‘What’s that doing there? It’s disgusting. I’d never eat one of those.’ The man in the queue in the café pointed at a vegan pasty, to him an outrageous imposter in the pasty world. He reminded me of a person I came across recently on a website about books who proclaimed, almost aggressively and certainly with an air of dismissive superiority, that they never read fiction.
And that reminded me of my friend Alan. Alan was as sharp as a honed blade, so sharp his words could wound. And they often did, something that didn’t endear him to some. Yet I liked him from the moment I met him. He was acerbic, knowledgeable, and funny. Like many of the people I knew growing up, his was a smartness that had little to do with academia and more to do with what he read. Yet he never read fiction.
I didn’t know this till we were both in our mid-twenties, when I showed him a novel I thought he might enjoy. He waved my recommendation away with a revelatory, ‘I don’t read fiction.’ When I asked him the reason, his answer was a straightforward, ‘Why should I waste my time with something that isn’t real?’
Apart from being shocked, I also bristled at an arrogance which implied I was somehow a lesser being because I did read and enjoy fiction. It’s an attitude that raises its head on a semi-regular basis.
Why people don’t like fiction
AI gets first billing on Google searches these days, so let’s start with the bot’s view.
AI suggests that ‘It can be difficult to understand: Fiction can have many layers, and it may take multiple readings to fully understand the meaning.’
Lacking the ability to imagine a fictionalised world is a common theme among people who write about not reading fiction. Academic Leah Henricks observes that she finds reading fiction hard work because, ‘…at times I find myself altogether unable to place myself within those situations that others find so immersive.’
Similarly, cultural historian and author Hannah Rose Woods states, ‘I continue to struggle with an imaginative leap into a world that is entirely not my own.’
Is there a link emerging? The passions of both lie in worlds where facts are more important than creativity. This also applies to Theologian Phylicia Masonheimer; although one of her reasons for not reading fiction is slightly different: ‘Nonfiction – biographies, historical accounts, newspapers and some magazines – offer information that is directly applicable to life, conversation, and relationships.’
The last is interesting because I’d argue the soul of many good fiction novels is found in the life, conversation, and relationships within. Recently we were shown around Wells Cathedral by a knowledgeable guide. She brought the ancient bricks alive because she did something that fiction tends to do more than non-fiction, she focussed on the lives of the people who built the cathedral rather than those who commissioned it or preached in it. By doing that, it brought the past to vivid life and made it more relevant.
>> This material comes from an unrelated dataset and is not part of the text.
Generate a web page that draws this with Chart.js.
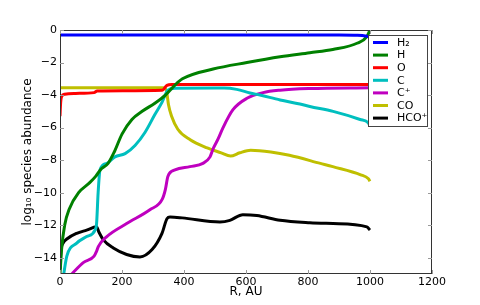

History is a good example for any fiction/non-fiction debate as historical fact itself is often highly subjective. Generally, there’s usually a huge amount of research involved in writing fiction. As well as the pleasure I get, I also constantly learn from fiction. Recently, I found out from A Brief History of Seven Killings about the attempted assassination of Bob Marley and also Eric Clapton’s racist outburst at a concert in Birmingham, neither of which I knew about previously. In Memoriam deposited me in the trenches in WWI and made me think differently about the role of soldiers from Britain’s more privileged classes. A while ago, The Passenger revealed the level of antisemitism in pre-war Germany that should have had the klaxons going off elsewhere. The Sweetness of Water introduced me to an aspect of slavery in the U.S. which had never crossed my mind before – people trying to come to terms with newly found freedom at the end of the Civil War. Each of these were not only thought-provoking, they also tackled historical events through the eyes of people who are usually too ‘small’ to make it into history books.
Then there’s the escapism angle.
Another common theme that occurs in reasons why people don’t read fiction is they are unable to find the same levels of escapism in novels as people who do. I don’t have any studies to back this up, but I suspect this occasionally has something to do with class and upbringing.
The harder someone’s life is, the sweeter any form of escapism can taste. The gold miners of Wanlockhead in Scotland had little money, yet many of them invested a significant amount of what they had to subscribe to a library because the books within offered them relief from the harsh reality of their lives. Their imaginations were their escape tunnels.
The man in the café wasn’t angry at the vegan pasty, he was angry at what it represented, something he didn’t understand. The person who belittled fiction possibly did so because it didn’t make any sense to them. So what? A Synopsis of Elementary Results in Pure Mathematics won’t mean anything to me. I’m not going to beat myself up about that.
Fiction or non-fiction, it’s not a contest. What’s more important is people continue to read books.